Raw data →
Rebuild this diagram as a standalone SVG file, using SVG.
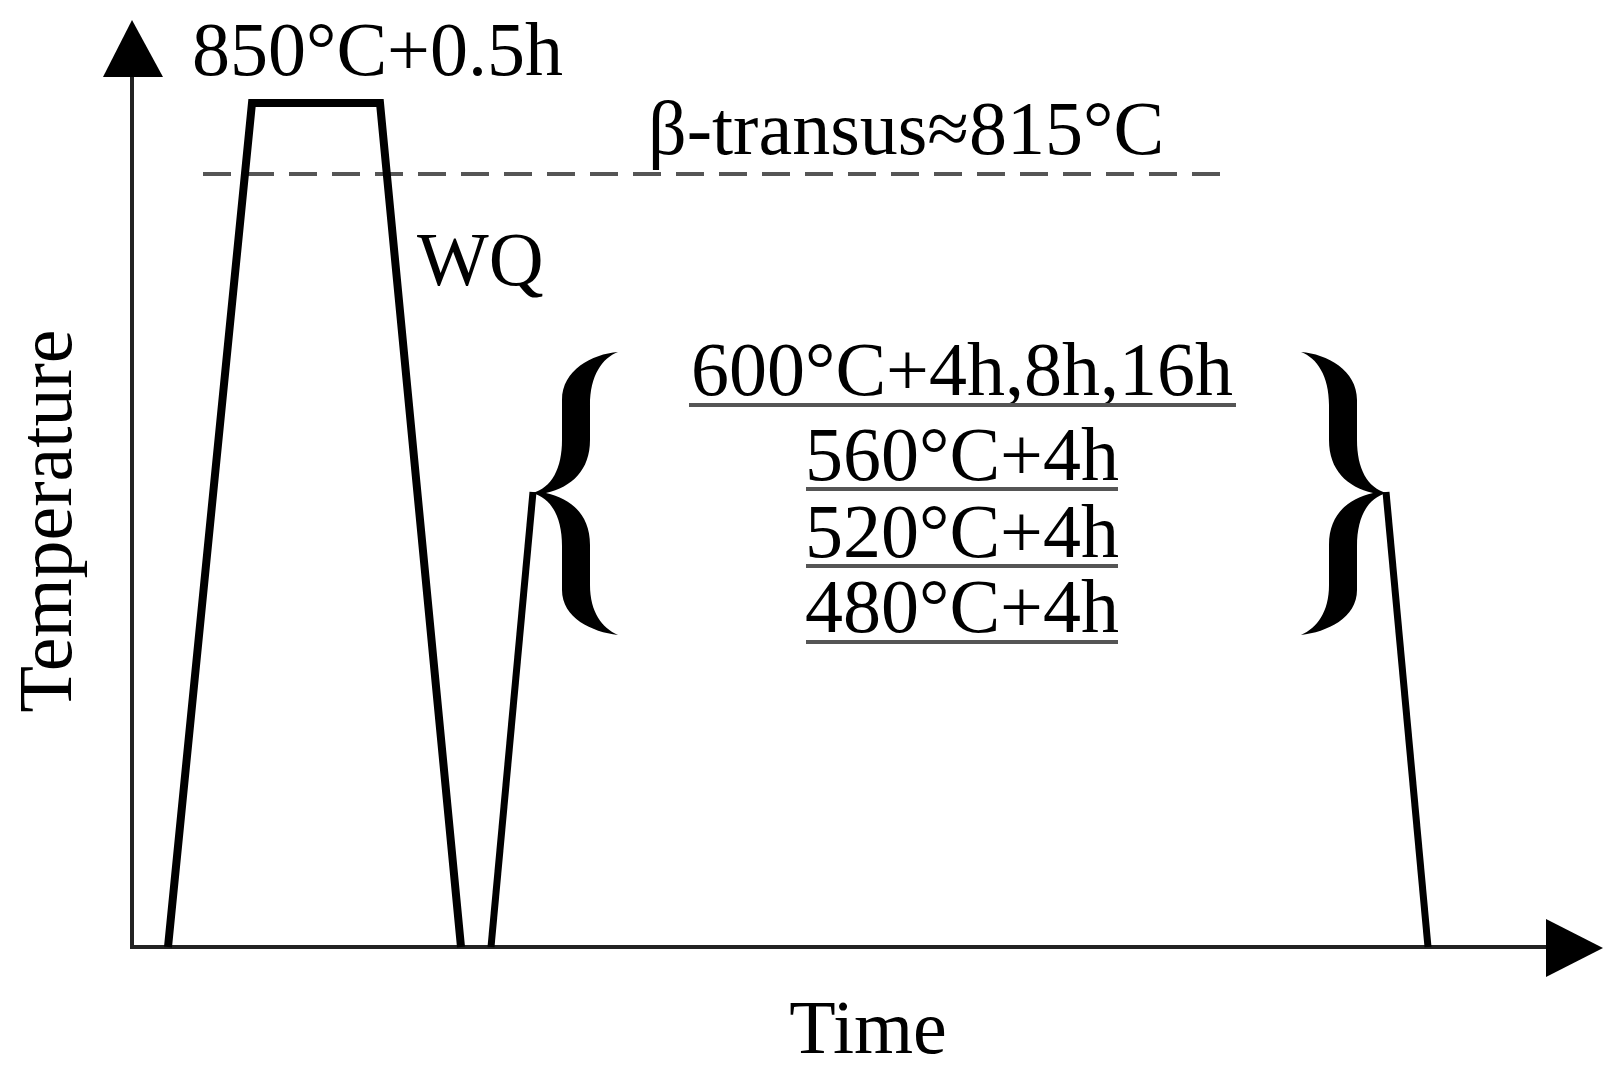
<svg xmlns="http://www.w3.org/2000/svg" xmlns:xlink="http://www.w3.org/1999/xlink" width="1619" height="1070" viewBox="0 0 1619 1070">
<style>
text{font-family:"Liberation Serif","Times New Roman",serif;font-size:76px;fill:#000}
.axis{stroke:#222;stroke-width:4;fill:none}
.prof{stroke:#000;stroke-width:8;fill:none;stroke-linejoin:miter}
.ul{stroke:#555;stroke-width:4}
.dash{stroke:#555;stroke-width:4;stroke-dasharray:28 15}
</style>
<defs>
<path id="brace" d="M618,352 C592,354 562,370 562,400 L562,440 C562,468 552,488 532,493 C552,498 562,518 562,546 L562,590 C562,618 592,632 618,635 C602,628 590,612 590,585 L590,545 C590,515 572,499 546,493 C572,487 590,470 590,440 L590,405 C590,376 602,358 618,352 Z" fill="#000"/>
</defs>
<rect width="1619" height="1070" fill="#fff"/>
<g id="axes">
<line class="axis" x1="132" y1="947" x2="132" y2="70"/>
<polygon points="132,20 103,77 163,77" fill="#000"/>
<line class="axis" x1="130" y1="947" x2="1555" y2="947"/>
<polygon points="1603,948 1546,919 1546,977" fill="#000"/>
</g>
<g id="transus">
<line class="dash" x1="203" y1="174" x2="1223" y2="174"/>
<text x="648" y="154">β-transus≈815°C</text>
</g>
<g id="connectors">
<polyline class="prof" points="168,947 252,103 380,103 461,947"/>
<polyline class="prof" style="stroke-width:7" points="491,947 533,492"/>
<polyline class="prof" style="stroke-width:7" points="1386,492 1428,947"/>
</g>
<g id="solution">
<text x="192" y="75">850°C+0.5h</text>
</g>
<g id="wq">
<text x="417" y="285">WQ</text>
</g>
<g id="aging">
<use xlink:href="#brace"/>
<use xlink:href="#brace" transform="translate(1919,0) scale(-1,1)"/>
<text x="962" y="395" text-anchor="middle">600°C+4h,8h,16h</text>
<line class="ul" x1="689" y1="405" x2="1236" y2="405"/>
<text x="962" y="480" text-anchor="middle">560°C+4h</text>
<line class="ul" x1="806" y1="489" x2="1118" y2="489"/>
<text x="962" y="557" text-anchor="middle">520°C+4h</text>
<line class="ul" x1="806" y1="566" x2="1118" y2="566"/>
<text x="962" y="632" text-anchor="middle">480°C+4h</text>
<line class="ul" x1="806" y1="642" x2="1118" y2="642"/>
</g>
<g id="labels">
<text x="868" y="1053" text-anchor="middle">Time</text>
<text transform="translate(71,521) rotate(-90)" text-anchor="middle">Temperature</text>
</g>
</svg>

To be done → Quote the material exactly. Pictures stay out.

Written reply →
Rebuild this diagram as a standalone SVG file, using SVG.
<svg xmlns="http://www.w3.org/2000/svg" xmlns:xlink="http://www.w3.org/1999/xlink" width="1619" height="1070" viewBox="0 0 1619 1070">
<style>
text{font-family:"Liberation Serif","Times New Roman",serif;font-size:76px;fill:#000}
.axis{stroke:#222;stroke-width:4;fill:none}
.prof{stroke:#000;stroke-width:8;fill:none;stroke-linejoin:miter}
.ul{stroke:#555;stroke-width:4}
.dash{stroke:#555;stroke-width:4;stroke-dasharray:28 15}
</style>
<defs>
<path id="brace" d="M618,352 C592,354 562,370 562,400 L562,440 C562,468 552,488 532,493 C552,498 562,518 562,546 L562,590 C562,618 592,632 618,635 C602,628 590,612 590,585 L590,545 C590,515 572,499 546,493 C572,487 590,470 590,440 L590,405 C590,376 602,358 618,352 Z" fill="#000"/>
</defs>
<rect width="1619" height="1070" fill="#fff"/>
<g id="axes">
<line class="axis" x1="132" y1="947" x2="132" y2="70"/>
<polygon points="132,20 103,77 163,77" fill="#000"/>
<line class="axis" x1="130" y1="947" x2="1555" y2="947"/>
<polygon points="1603,948 1546,919 1546,977" fill="#000"/>
</g>
<g id="transus">
<line class="dash" x1="203" y1="174" x2="1223" y2="174"/>
<text x="648" y="154">β-transus≈815°C</text>
</g>
<g id="connectors">
<polyline class="prof" points="168,947 252,103 380,103 461,947"/>
<polyline class="prof" style="stroke-width:7" points="491,947 533,492"/>
<polyline class="prof" style="stroke-width:7" points="1386,492 1428,947"/>
</g>
<g id="solution">
<text x="192" y="75">850°C+0.5h</text>
</g>
<g id="wq">
<text x="417" y="285">WQ</text>
</g>
<g id="aging">
<use xlink:href="#brace"/>
<use xlink:href="#brace" transform="translate(1919,0) scale(-1,1)"/>
<text x="962" y="395" text-anchor="middle">600°C+4h,8h,16h</text>
<line class="ul" x1="689" y1="405" x2="1236" y2="405"/>
<text x="962" y="480" text-anchor="middle">560°C+4h</text>
<line class="ul" x1="806" y1="489" x2="1118" y2="489"/>
<text x="962" y="557" text-anchor="middle">520°C+4h</text>
<line class="ul" x1="806" y1="566" x2="1118" y2="566"/>
<text x="962" y="632" text-anchor="middle">480°C+4h</text>
<line class="ul" x1="806" y1="642" x2="1118" y2="642"/>
</g>
<g id="labels">
<text x="868" y="1053" text-anchor="middle">Time</text>
<text transform="translate(71,521) rotate(-90)" text-anchor="middle">Temperature</text>
</g>
</svg>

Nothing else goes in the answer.